2025年1月31日
労務・人事ニュース
中型バスでのレベル4自動運転が実現!茨城県日立市から始まる新時代の移動サービス
国内初の中型バスでのレベル4自動運転による運行を開始します(経産省)
2025年1月24日、茨城県日立市において、国内初となる中型バスのレベル4自動運転による営業運行が開始されることが発表されました。この運行は、経済産業省と国土交通省が共同で推進してきた「RoAD to the L4」と呼ばれる自動運転技術の実証事業の一環として行われます。必要な全ての許認可が同日までに取得されており、正式な営業運行は2025年2月3日から始まります。また、これに先立ち、2月2日には国と日立市が主催する出発式が予定されています。
このプロジェクトは、特定の条件下で自動運転装置がすべての運転操作を担う「レベル4自動運転」に基づいています。2021年度から取り組みが始まり、国立研究開発法人産業技術総合研究所や民間事業者とともにコンソーシアムを組成して進められてきました。今回の認可取得により、茨城県日立市内での実証運行が現実のものとなり、自動運転移動サービスの全国展開に向けた大きな一歩が踏み出されます。

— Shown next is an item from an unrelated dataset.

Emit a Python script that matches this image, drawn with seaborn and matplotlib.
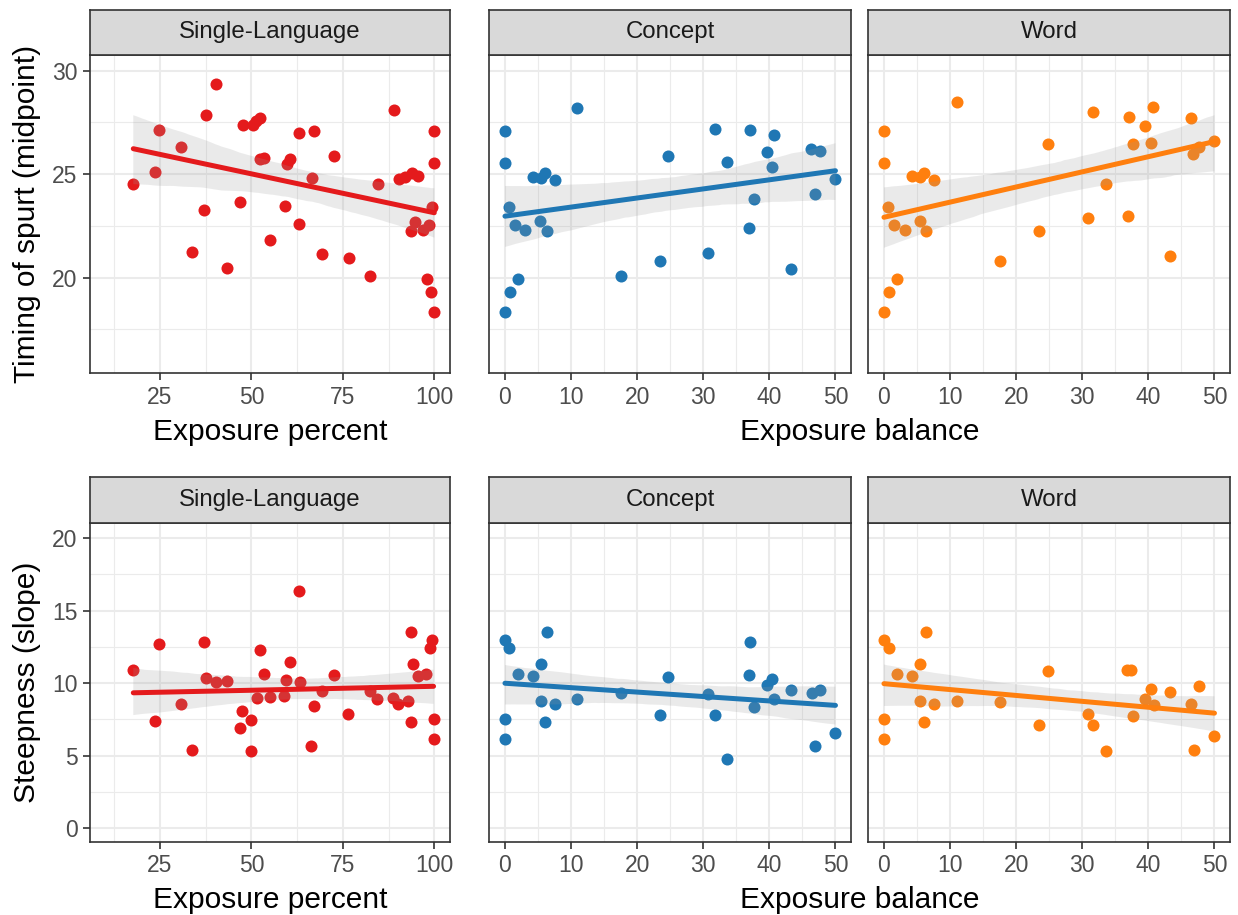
import numpy as np
import seaborn as sns
import matplotlib.pyplot as plt
from matplotlib.ticker import MultipleLocator

# ---- data (one list per panel) ----
# top row: timing of spurt (midpoint)
single_x_top = [17.7, 23.5, 24.8, 30.7, 33.8, 36.9, 37.7, 40.4, 43.2, 47.0, 47.6,
                50.3, 51.2, 52.3, 52.3, 53.5, 55.1, 59.1, 59.6, 60.6, 63.0, 63.1,
                66.5, 67.1, 69.4, 72.5, 76.6, 82.5, 84.5, 89.0, 90.3, 92.0, 93.9,
                95.6, 93.6, 94.7, 96.8, 98.6, 99.3, 100.0, 100.0, 98.1, 99.1, 100.0]
single_timing = [24.51, 25.12, 27.12, 26.31, 21.23, 23.27, 27.86, 29.34, 20.47, 23.64, 27.36,
                 27.36, 27.57, 27.73, 25.72, 25.77, 21.82, 23.46, 25.48, 25.75, 27.00, 22.59,
                 24.82, 27.09, 21.15, 25.88, 20.94, 20.07, 24.53, 28.09, 24.75, 24.88, 25.04,
                 24.91, 22.26, 22.71, 22.30, 22.55, 23.43, 27.09, 25.53, 19.92, 19.31, 18.34]

concept_x_top = [0.0, 0.0, 0.6, 1.5, 3.1, 0.7, 1.9, 0.0, 4.2, 5.4, 6.0, 7.6, 5.3, 6.3,
                 10.9, 17.5, 23.4, 24.7, 30.7, 31.7, 33.6, 36.9, 37.0, 37.7, 39.6, 40.4,
                 40.7, 43.2, 46.3, 47.6, 46.9, 50.0]
concept_timing = [27.09, 25.53, 23.43, 22.55, 22.30, 19.29, 19.92, 18.34, 24.88, 24.83, 25.04,
                  24.72, 22.74, 22.26, 28.20, 20.10, 20.81, 25.88, 21.18, 27.18, 25.57, 22.39,
                  27.14, 23.80, 26.06, 25.33, 26.89, 20.42, 26.22, 26.12, 24.04, 24.78]

word_x_top = [0.0, 0.0, 0.65, 1.5, 3.2, 0.8, 2.0, 0.0, 4.3, 5.5, 6.0, 7.6, 5.4, 6.4,
              11.0, 17.6, 23.5, 24.8, 30.8, 31.6, 33.6, 36.9, 37.1, 37.7, 39.5, 40.4,
              40.7, 43.3, 46.4, 46.8, 47.6, 50.0]
word_timing = [27.09, 25.53, 23.43, 22.55, 22.30, 19.29, 19.92, 18.34, 24.91, 24.85, 25.07,
               24.72, 22.74, 22.26, 28.49, 20.79, 22.26, 26.44, 22.90, 27.99, 24.51, 23.00,
               27.78, 26.46, 27.33, 26.49, 28.23, 21.05, 27.73, 25.96, 26.33, 26.62]

# bottom row: steepness (slope)
single_x_bot = [17.7, 23.6, 24.8, 30.7, 33.7, 36.9, 37.6, 40.4, 43.2, 46.9, 47.5, 50.0,
                50.0, 51.6, 52.3, 53.5, 55.0, 59.0, 59.5, 60.5, 62.9, 63.2, 66.4, 67.0,
                69.3, 72.5, 76.5, 82.4, 84.3, 88.8, 90.0, 92.9, 93.5, 93.6, 94.3, 95.5,
                97.7, 98.9, 99.5, 99.8, 99.8]
single_steep = [10.92, 7.38, 12.69, 8.53, 5.40, 12.87, 10.34, 10.07, 10.16, 6.87, 8.05, 7.43,
                5.33, 8.97, 12.25, 10.62, 9.03, 9.08, 10.21, 11.43, 16.39, 10.05, 5.68, 8.41,
                9.47, 10.57, 7.86, 9.45, 8.92, 8.94, 8.55, 8.78, 13.52, 7.33, 11.29, 10.51,
                10.64, 12.41, 12.99, 7.54, 6.14]

concept_x_bot = [0.0, 0.65, 0.0, 0.0, 1.9, 4.3, 5.4, 6.3, 5.4, 7.5, 6.0, 10.9, 17.5,
                 23.4, 24.7, 30.7, 31.7, 33.6, 37.0, 36.9, 37.7, 39.6, 40.4, 40.7, 43.2,
                 46.4, 47.7, 46.9, 50.0]
concept_steep = [12.99, 12.39, 7.52, 6.14, 10.64, 10.46, 11.29, 13.52, 8.78, 8.55, 7.33, 8.90,
                 9.31, 7.77, 10.39, 9.24, 7.79, 4.76, 12.83, 10.57, 8.34, 9.84, 10.28, 8.92,
                 9.49, 9.31, 9.49, 5.63, 6.55]

word_x_bot = [0.0, 0.75, 0.0, 0.0, 1.9, 4.3, 5.4, 6.4, 5.5, 7.6, 6.0, 11.0, 17.6, 23.5,
              24.8, 30.8, 31.6, 33.6, 36.8, 37.3, 37.7, 39.5, 40.4, 40.8, 43.3, 46.5,
              47.7, 46.9, 50.0]
word_steep = [12.99, 12.39, 7.52, 6.14, 10.64, 10.46, 11.29, 13.52, 8.78, 8.55, 7.33, 8.74,
              8.71, 7.10, 10.85, 7.84, 7.10, 5.33, 10.92, 10.92, 7.70, 8.92, 9.59, 8.46,
              9.40, 8.57, 9.77, 5.40, 6.32]

panel_names = ['Single-Language', 'Concept', 'Word']
colors = ['#E41A1C', '#1F77B4', '#FF7F0E']

sns.set_style('white')
plt.rcParams['font.family'] = ['Liberation Sans', 'DejaVu Sans']

W, H = 1238, 915
fig = plt.figure(figsize=(W / 100, H / 100), dpi=100)

# panel edges in pixels (left, right) and rows (top, bottom, strip top)
cols_px = [(90, 450), (489.3, 851), (868.3, 1230)]
rows_px = [(55, 373.3, 9.5), (523.3, 841.7, 477.3)]


def add_panel(col, row, x, y, color, xlim, ylim, xmaj, ymaj):
    l, r = cols_px[col]
    t, b, st = rows_px[row]
    ax = fig.add_axes([l / W, 1 - b / H, (r - l) / W, (b - t) / H])
    sns.regplot(x=np.array(x), y=np.array(y), ax=ax, color=color, ci=95,
                n_boot=1000, seed=3,
                scatter_kws={'s': 75, 'alpha': 1, 'linewidths': 0, 'zorder': 1},
                line_kws={'lw': 3.6, 'zorder': 3})
    band = ax.collections[-1]
    band.set_facecolor('#999999')
    band.set_alpha(0.2)
    band.set_edgecolor('none')
    band.set_zorder(2)
    ax.set_xlim(*xlim)
    ax.set_ylim(*ylim)
    ax.xaxis.set_major_locator(MultipleLocator(xmaj))
    ax.xaxis.set_minor_locator(MultipleLocator(xmaj / 2))
    ax.yaxis.set_major_locator(MultipleLocator(ymaj))
    ax.yaxis.set_minor_locator(MultipleLocator(ymaj / 2))
    ax.set_axisbelow(True)
    ax.grid(which='major', color='#EBEBEB', lw=1.5)
    ax.grid(which='minor', color='#EBEBEB', lw=0.8)
    ax.tick_params(which='major', length=5, width=1.2, color='#333333',
                   labelcolor='#4D4D4D', labelsize=16.5, pad=4,
                   bottom=True, left=True)
    ax.tick_params(which='minor', length=0)
    if col > 0:
        ax.tick_params(axis='y', which='both', left=False, labelleft=False)
    for sp in ax.spines.values():
        sp.set_visible(True)
        sp.set_color('#333333')
        sp.set_linewidth(1.2)
    ax.set_xlabel('')
    ax.set_ylabel('')

    # facet strip
    sax = fig.add_axes([l / W, 1 - t / H, (r - l) / W, (t - st) / H])
    sax.set_facecolor('#D9D9D9')
    sax.set_xticks([])
    sax.set_yticks([])
    for sp in sax.spines.values():
        sp.set_color('#333333')
        sp.set_linewidth(1.2)
    sax.text(0.5, 0.5, panel_names[col], ha='center', va='center',
             fontsize=17.3, color='#1A1A1A', transform=sax.transAxes)
    return ax


ylim_top = (15.38, 30.76)
ylim_bot = (-0.95, 21.03)
xlim_single = (5.86, 104.3)
xlim_bal = (-2.37, 52.35)

add_panel(0, 0, single_x_top, single_timing, colors[0], xlim_single, ylim_top, 25, 5)
add_panel(1, 0, concept_x_top, concept_timing, colors[1], xlim_bal, ylim_top, 10, 5)
add_panel(2, 0, word_x_top, word_timing, colors[2], xlim_bal, ylim_top, 10, 5)
add_panel(0, 1, single_x_bot, single_steep, colors[0], xlim_single, ylim_bot, 25, 5)
add_panel(1, 1, concept_x_bot, concept_steep, colors[1], xlim_bal, ylim_bot, 10, 5)
add_panel(2, 1, word_x_bot, word_steep, colors[2], xlim_bal, ylim_bot, 10, 5)

# axis titles
for base in (440, 908):
    fig.text(270 / W, 1 - base / H, 'Exposure percent', ha='center', va='baseline',
             fontsize=21.5, color='black')
    fig.text(859.6 / W, 1 - base / H, 'Exposure balance', ha='center', va='baseline',
             fontsize=21.5, color='black')
fig.text(27 / W, 1 - 214 / H, 'Timing of spurt (midpoint)', rotation=90,
         ha='center', va='center', fontsize=21.5, color='black')
fig.text(27 / W, 1 - 682.5 / H, 'Steepness (slope)', rotation=90,
         ha='center', va='center', fontsize=21.5, color='black')

plt.savefig('out.png', dpi=100)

この新たな取り組みは、通勤や通学の利用が見込まれる区間を対象としており、道の駅日立おさかなセンターからJR常陸多賀駅間を約6.1kmにわたり運行します。この距離は国内のレベル4自動運転の中で最長となり、一台の自動運転バスが平日に8便(4往復)運行する予定です。車両は、先進モビリティ株式会社が改造した国産中型バスを使用し、最高速度は40km/hに設定されています。
プロジェクトでは、信号のない交差点や横断歩道、多数のバス停での停車といった技術的に難しい課題に取り組み、これまでに得られた知見を「自動運転移動サービス社会実装・事業化の手引き」として公開しています。この手引きは他の自治体や事業者が同様の取り組みを進める際の参考となり、地方創生や移動課題解決に貢献することを目指しています。

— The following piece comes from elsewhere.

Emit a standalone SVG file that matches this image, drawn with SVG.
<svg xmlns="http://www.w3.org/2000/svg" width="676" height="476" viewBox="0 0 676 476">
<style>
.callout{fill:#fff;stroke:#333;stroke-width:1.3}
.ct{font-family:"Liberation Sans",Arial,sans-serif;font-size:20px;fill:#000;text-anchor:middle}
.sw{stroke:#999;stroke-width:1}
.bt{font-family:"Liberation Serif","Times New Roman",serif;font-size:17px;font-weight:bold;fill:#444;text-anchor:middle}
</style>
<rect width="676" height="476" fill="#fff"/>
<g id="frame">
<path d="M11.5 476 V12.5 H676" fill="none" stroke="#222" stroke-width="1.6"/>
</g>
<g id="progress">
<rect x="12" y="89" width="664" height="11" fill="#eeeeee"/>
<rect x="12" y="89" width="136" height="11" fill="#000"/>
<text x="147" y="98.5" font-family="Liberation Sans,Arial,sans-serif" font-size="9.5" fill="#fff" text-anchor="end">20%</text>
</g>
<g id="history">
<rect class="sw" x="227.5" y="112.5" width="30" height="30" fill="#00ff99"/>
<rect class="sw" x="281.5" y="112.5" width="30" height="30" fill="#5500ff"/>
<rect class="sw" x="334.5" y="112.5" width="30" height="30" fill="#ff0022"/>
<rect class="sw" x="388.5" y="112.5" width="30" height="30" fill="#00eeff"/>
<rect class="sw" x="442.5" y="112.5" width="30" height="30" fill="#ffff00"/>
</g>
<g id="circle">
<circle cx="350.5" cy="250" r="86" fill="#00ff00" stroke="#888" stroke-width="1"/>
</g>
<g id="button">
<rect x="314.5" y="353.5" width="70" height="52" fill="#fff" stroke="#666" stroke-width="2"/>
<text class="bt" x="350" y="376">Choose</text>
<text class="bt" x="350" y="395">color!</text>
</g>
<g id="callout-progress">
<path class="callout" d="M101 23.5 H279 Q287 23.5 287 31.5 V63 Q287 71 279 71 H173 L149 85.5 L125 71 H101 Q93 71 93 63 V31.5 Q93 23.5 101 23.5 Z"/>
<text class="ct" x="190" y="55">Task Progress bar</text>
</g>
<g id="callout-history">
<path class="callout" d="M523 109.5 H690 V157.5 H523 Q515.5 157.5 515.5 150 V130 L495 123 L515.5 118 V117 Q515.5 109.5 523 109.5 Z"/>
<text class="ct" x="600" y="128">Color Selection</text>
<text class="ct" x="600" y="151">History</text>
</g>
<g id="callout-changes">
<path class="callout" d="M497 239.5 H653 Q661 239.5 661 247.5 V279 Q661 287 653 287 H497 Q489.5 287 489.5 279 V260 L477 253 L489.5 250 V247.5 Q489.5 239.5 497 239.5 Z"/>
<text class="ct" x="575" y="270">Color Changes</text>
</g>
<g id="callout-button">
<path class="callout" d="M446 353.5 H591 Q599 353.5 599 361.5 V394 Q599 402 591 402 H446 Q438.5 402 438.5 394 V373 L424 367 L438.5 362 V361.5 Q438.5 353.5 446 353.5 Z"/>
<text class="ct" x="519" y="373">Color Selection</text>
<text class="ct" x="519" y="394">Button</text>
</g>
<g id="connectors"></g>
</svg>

さらに、この取り組みは、政府が掲げる「デジタル田園都市国家構想総合戦略」の実現に向けた重要な柱ともなっています。この戦略では、無人自動運転移動サービスを2025年度までに50カ所、2027年度までに100カ所で実現するという目標が掲げられており、日立市での実証運行はその最初の実例となります。
今後も、こうした先進事例の成果が全国に広がることで、交通の利便性が向上し、地方経済の活性化が期待されています。関係者によると、さらなる課題解決と技術革新を進めることで、自動運転技術が地域の移動手段として確立される未来が見据えられています。
このプロジェクトは、日本の自動運転技術の進展を象徴するものであり、交通インフラの新しい形を提示する試みとして注目されています。